No matter how much the dollar “rises”, they fail to make the connection. It wasn’t ever really about Greece but the eurodollar system. Austerity in this post-crisis view is really about “stimulus” that can never overcome the monetary drag. That’s the verdict that businesses have come to adopt, too, as they now discount more and more the mainstream proclamations about unquestionable but always future optimism. In the US, as elsewhere, they are avoiding productive investment, particularly again in the past few years in the aftermath from where the “dollar” truly “rose.”

It’s the same reason why state and local construction spending has been falling since the middle of 2015 – their tax collections in the aggregate have been off since around the same time because the economy for a third time not only failed to respond to continuous “stimulus” but in addition was subjected to still another downturn Economists can’t explain or even bother trying to.
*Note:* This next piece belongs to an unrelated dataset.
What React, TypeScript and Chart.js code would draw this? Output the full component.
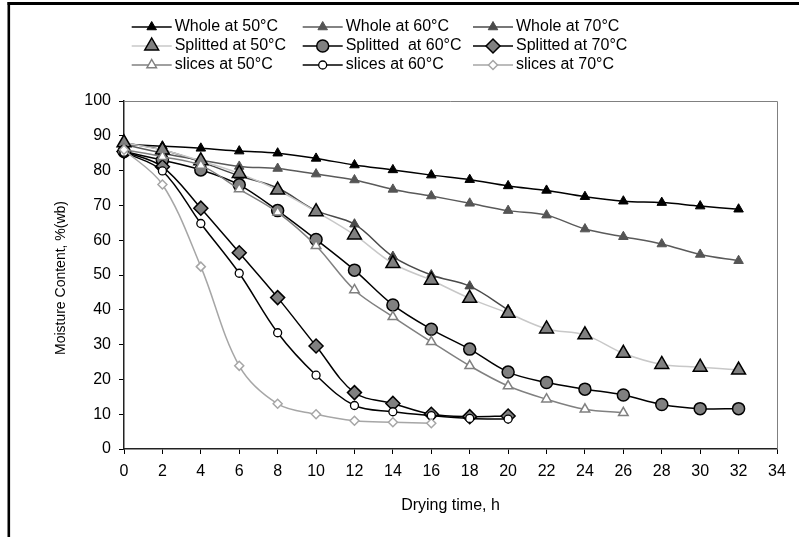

What’s left is prospective policy whereby the object is not unfettered government spending or the pop psychology of a QE, rather it is one that seeks at all costs to stop the “dollar” from rising. That’s a far different proposition, one focused on stability, which explains a whole lot about the last ten years starting with the failure of “stimulus” to achieve hysteresis.

In 2018, of course, we have fallen once more into the big trap. The “dollar” is no longer rising and is, in fact, dropping precipitously, so what’s the point now? Economists have once again started to believe all the “stimulus” did work, it just took a long time for the results to stand out. Even things like productive investment that on its own would seem to suggest a very high degree of significant caution will in this view just switch to a much better trend because.

Globally synchronized growth is upon us, they say, so all our worries are over, no reason to re-litigate the past economic debates. It’s a straight line out of austerity to prosperity from here, right?